Türkiye'de akaryakıt fiyatları, ekonomik mantığa meydan okuyan bir seyir izliyor. Küresel petrol fiyatlarında yaşanan belirgin düşüşe ve döviz kurlarındaki artışın sınırlı kalmasına rağmen, benzin ve motorin fiyatlarındaki tırmanış durmuyor. Hazine ve Maliye Bakanı Mehmet Şimşek'in Türkiye'deki vergi yükünün uluslararası standartlara göre düşük olduğunu savunmasına karşın, akaryakıta yapılan zamların dolar/TL kurundaki artışı bile geride bırakması dikkat çekiyor. Bu durum, "gizli zam" tartışmalarını alevlendirirken, vatandaşların üzerindeki mali yükü de ağırlaştırıyor.

Petrol Düşüyor, Pompa Fiyatları Uçuyor

Ekonomik veriler incelendiğinde, akaryakıt fiyatlarının aslında düşmesi gerektiği, ancak tam tersi bir hareketle yükseldiği görülüyor. Yıl başında 73,06 dolar seviyesinde olan Brent petrol, 21 Kasım itibarıyla yüzde 20,54'lük bir düşüşle 58,05 dolara geriledi. Petrol fiyatlarındaki bu ciddi düşüşün pompa fiyatlarına indirim olarak yansıması beklenirken, Türkiye'de tam tersi bir tablo oluştu. 2 Ocak'ta 44,44 TL olan benzin litre fiyatı 56,18 TL'ye, 45,31 TL olan motorin litre fiyatı ise 59,47 TL'ye fırladı. Bu verilere göre, yıl başından bu yana benzin fiyatları yüzde 26,41, motorin fiyatları ise yüzde 31,25 oranında zamlandı.
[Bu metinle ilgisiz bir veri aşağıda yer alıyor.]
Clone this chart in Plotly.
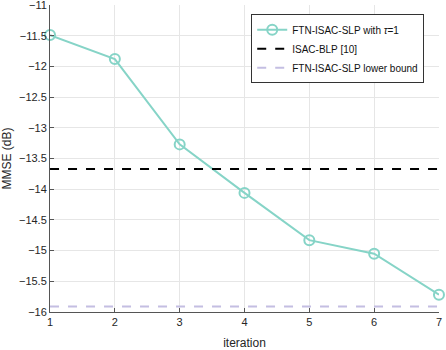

Dolar Artışını Bile Sollayan Zamlar

Dolar/TL kuru, yıl başında 35,27 seviyesindeyken 21 Kasım 2025 itibarıyla 42,43 seviyesine yükseldi. Bu, doların Türk lirası karşısında yüzde 20,30 oranında değer kazandığı anlamına geliyor. Ancak akaryakıt fiyatlarındaki artış, dolardaki bu yükselişin de üzerine çıktı. Benzine yapılan yüzde 26,41 ve motorine yapılan yüzde 31,25'lik zamlar, sadece döviz kurundaki artışla açıklanamayacak bir tablo ortaya koyuyor. Hesaplamalar, eğer akaryakıtta 1 Ocak 2025 tarihindeki vergi oranları korunsaydı ve fiyatlar sadece petrol ve dövizdeki değişimlere endekslenseydi, zam yerine indirim yapılması gerektiğini gösteriyor.

Depo Başına 808 Liralık Ekstra Yük

Petroldeki yüzde 20,54'lük düşüş ve dolar kurundaki yüzde 20,30'luk artış birlikte değerlendirildiğinde, yıl başından bu yana akaryakıt fiyatlarında yüzde 4,41'lik bir indirim yapılması gerektiği ortaya çıkıyor. Bu senaryoya göre, şu an 56,18 TL olan benzinin litresinin 42,48 TL'ye, 59,47 TL olan motorinin litresinin ise 43,31 TL'ye satılması gerekiyordu. Aradaki fark, "gizli zam" veya "ekstra vergi yükü" olarak tanımlanıyor. Bu farkın büyüklüğü, 1 litre benzin için 13 lira 70 kuruş, 1 litre motorin için ise 16 lira 16 kuruşa ulaşıyor. Bu durumda, 50 litrelik deposunu dolduran bir benzinli araç sahibi fazladan 685 TL, motorinli araç sahibi ise fazladan 808 TL ödemek zorunda kalıyor.

Motorindeki Artış Enflasyonu Körüklüyor

Özellikle motorin fiyatlarındaki artışın benzini bile geride bırakması, ekonominin genelini olumsuz etkiliyor. Nakliye, lojistik ve tarım sektörlerinde temel girdi olan motorine yapılan zamlar, maliyetleri artırarak nihai ürün fiyatlarına yansıyor. Bu durum, TÜİK tarafından açıklanan enflasyon rakamlarının yükselmesine de doğrudan katkı sağlıyor. Bakan Şimşek'in "vergi yükümüz yüksek değil" açıklamalarına rağmen, akaryakıt fiyatlarındaki bu tablo, dolaylı vergilerin vatandaşın cebine yansımasının ne kadar ağır olduğunu bir kez daha gözler önüne seriyor.